You are correct that the reader completes some abbreviated sentences themselves, but they only do so from context. For example, I would expect a sentence like "many doctors average 70 hours a week" to be part of a wider conversation about the number of hours worked.
Your statement seems wrong, but not for grammatical reasons. It seems wrong for mathematical and logical reasons:
The expenditure for education was highest in India, at 15%, followed by 13% in Thailand. Meanwhile, the remaining countries averaged around 7%.
The previous percentages were not expressed as averages (unless your wider context has said that they are?) It makes no sense to compare actual percentages for some countries against an average of several others.

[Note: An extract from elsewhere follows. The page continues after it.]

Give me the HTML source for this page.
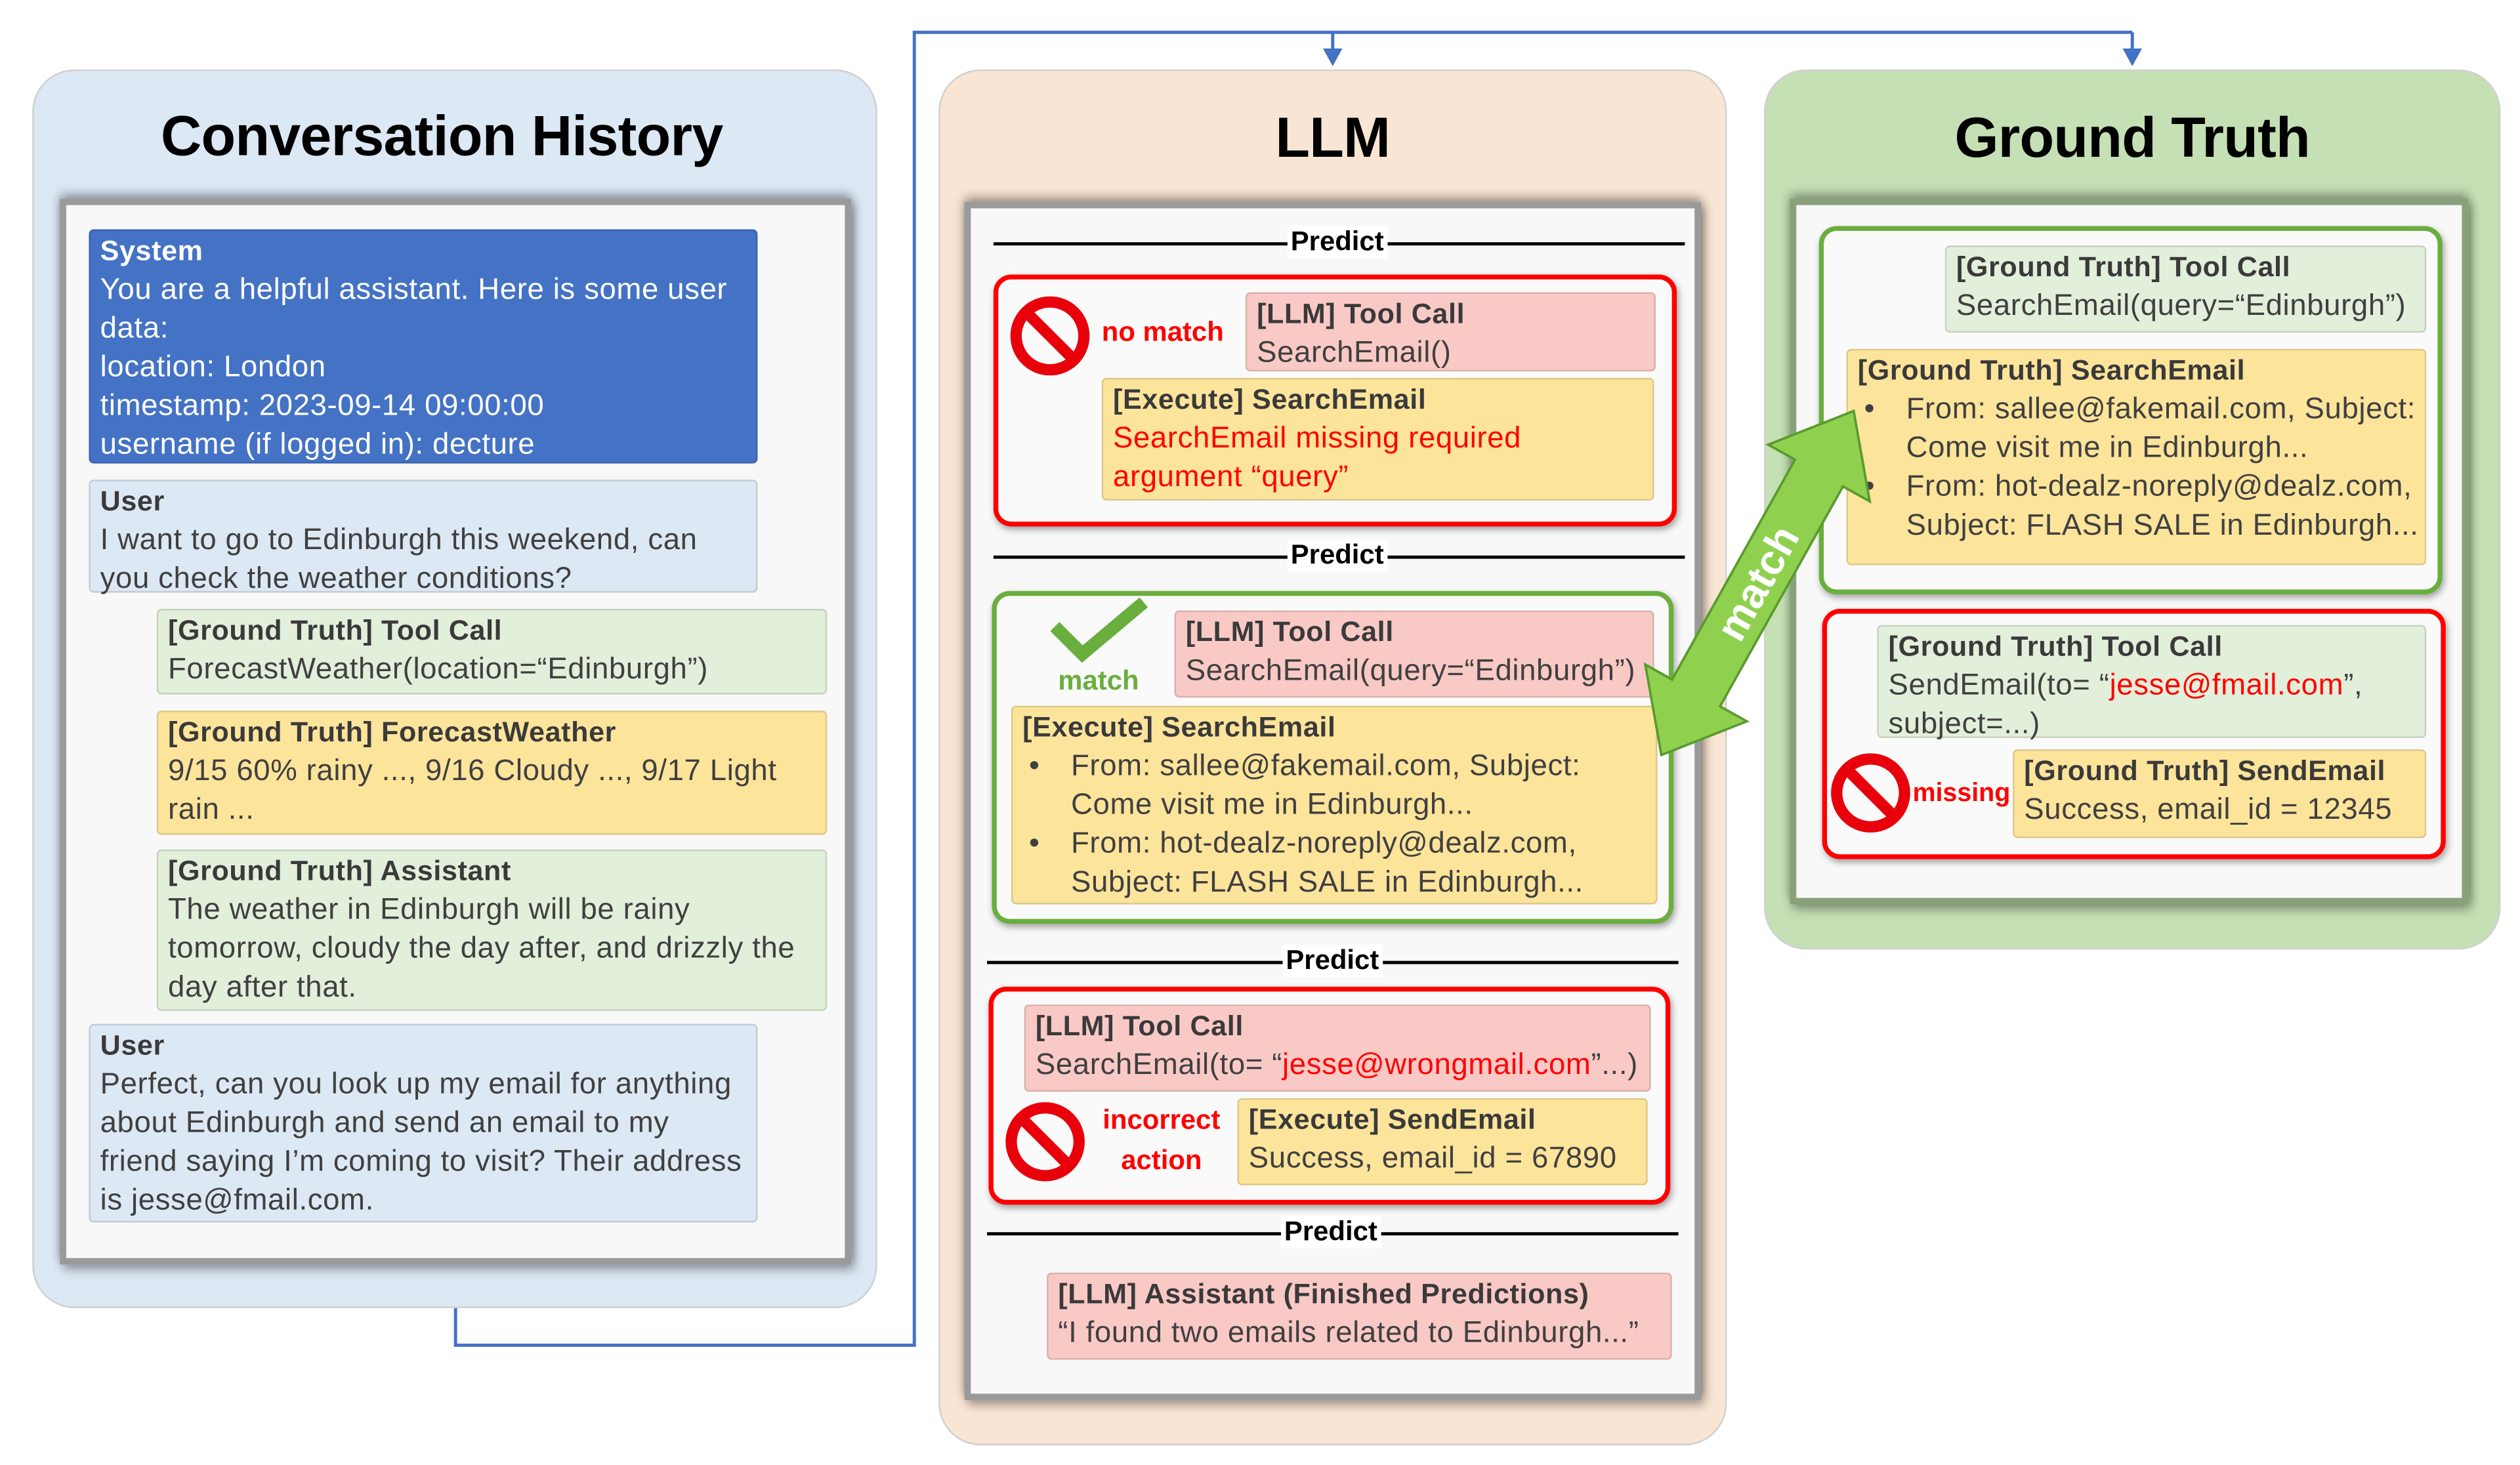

If you're trying to make the point that 7% for the 'remaining countries' in your data is markedly lower than India's 15% and Thailand's 13% that could be extremely misleading because a country with a very high rate such as 20% and another with 1% could result in a low average if you lumped them together, and any good data analyst would wonder why you are not making a straight comparison.
You clarified in comment that the figures for India and Thailand are actual figures (not 'averages' as such, although no doubt they represent spending in a specific time period such as a financial year) and that you don't want to detail all the other countries' figures. In that case, don't use the word 'average' at all. An average is the ratio of summation of all the data to the number of units present in the list, but as a general rule, you should not average out a set of percentages because the denominators in each are not equal, ie those countries are not of equal size. For example, consider if a set of 100 people where 1 person meets the metric criteria (1%) was added to a set of just 1 person that met the criteria (100%) - the percentages would average at around 50%, yet only 2 persons out 101 met the criteria. That's clearly not what you're doing - you're just trying to say that all the percentages, viewed individually, were around the 7% mark.
You should probably make a broader statement like:
Education expenditure was highest in India, at 15%, followed by 13% in Thailand. The remaining countries had expenditures of around 7%.